Her seventh album with Garbage, No Gods No Masters, features a photograph taken by Manson in an Edinburgh necropolis.
"I happened to be in the Dean Cemetery and these two sister angels appeared out of nowhere, I was like 'that's it'. I sent the picture to our graphic artist and he used one of the iconic angels," she says.
"I fought with the record company, who didn't want the vinyl to be neon green. I wondered why they had such a bee in their bonnet until I found out green is the most expensive, at which point I said to my manager, 'This is a hill I will die on'; she said, 'Don't worry; we'll get you the green'."
The daughter of a theologian, Manson grew up in a Church of Scotland family being taught at Sunday school by her father. Since her early teens, she has distanced herself from organised religion but says that people have pointed out "God is all over this record".
"It never occurred to me before, for some inexplicable reason," she says.

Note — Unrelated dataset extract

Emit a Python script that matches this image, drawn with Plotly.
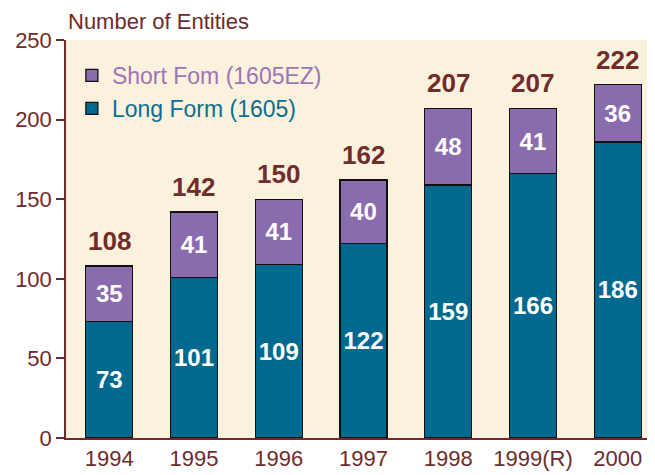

"I don't know why, other than I'm middle-aged, I'm questioning everyone, I'm challenging everything and I guess I'm frustrated at how organised religion is shoring up this patriarchal system that isn't benefiting anyone apart from old white men."
The album's opening cut, The Men Who Rule The World, is an arresting listen, lyrically her target is firmly fixed: "The men who rule the world/Have made a f***ing mess/The history of power/The worship of success."
She describes it as "a futurist modern retelling of Noah's ark where I am Noah on George Clinton's Mothership".
"I come down to save everything beautiful, divine and worth saving while leaving everything that's wretched, cruel and violent behind," she explains.
"The band just really killed it and met the energy of the song; all of us were laughing... what a weird song."
I suggest the track's jagged and funky riffs recall Bowie's Fame, as well as a hint of his maligned 90s output - "We're such big fans, his name thrills any time we can get close to that genius."
Manson struggled when the band quickly hit a zeitgeist moment around the globe; she soon became an alternative pin-up and covergirl not long after the band released their 1995 debut, which was followed by Version 2.0 three years later.
Both albums went on to shift four million copies apiece but fame proved to be a demanding mistress.
"We found ourselves in some ludicrous situations," she recalls.
"I think one that strikes me and that also highlights the ludicrousness of the industry was Bob Dylan - can I underline that... Bob Dylan - was going on before Garbage.
"It was on a festival stage, also Patti Smith and Nick Cave. We were mortified that these three amazing icons of songwriting and artistry were going on before a relatively new band.
"How come festival organisers and so on are not noticing how disrespectful and outrageous that is? At what point as a culture are we going to value things of depth and importance? Why are we valuing money and ten-a-penny artists that will be never remembered? Some of these artists are struggling to get on the page; that's a joke."
Sexual misconduct allegations have been rife in the music industry, including the Garbage singer's namesake Marilyn Manson, with whom she recorded a duet with in 2005.
He is one among a number who are now being dropped as part of the #MeToo movement.
"I don't know one single artist that is without sin," says Manson of musicians being cancelled.
"There's no-one without failings as human beings, for us to expect perfection from artists in particular but humans in general is naive and sort of unrealistic.
"If a human being makes a beautiful or essential piece art that brings you joy, that art exists whether the person behind it is flawed or not and if we were to cancel anyone who has ever done anything wrong we would end up with sh**e music, movies and sh**e everything; it would be the blandest world you could imagine.
"You could cancel the great David Bowie if you care to for numerous things or Iggy Pop... the list is endless and they are all capable of great mistakes as are we all."
Another case in point is Oscar winner Sean Connery, who died last year, and his most famous on-screen character, James Bond. Manson shares the same city of birth with the actor who was a significant inspiration when she was growing up in the 1970s.
"I was very moved by Sean Connery's death, he was the representation of dreams for a lot of Scottish people; we didn't have anyone at that level or in Hollywood, and there was Sean in this incredible iconic role representing Scotland on the world stage," she says.
With Garbage, Manson was also the third Scottish female after Lulu and Sheena Easton to sing a Bond theme, recording The World Is Not Enough for the 19th 007 film in 1999.
"It makes sense that Scottish singers would be well represented in the litany of Bond themes because of course Ian Fleming, the writer was a Scotsman (by descent)," she says.
"There's an inherent understanding of what that franchise is trying to do and does, so to get invited to be part of the longest and most important film franchise in the history of cinema was spectacular. I'm very proud of that, it's a glorious part of our history."
Garbage's self-titled debut and Version 2.0 are reissued on vinyl and CD. A 20th anniversary edition of Beautiful Garbage is released on October 1.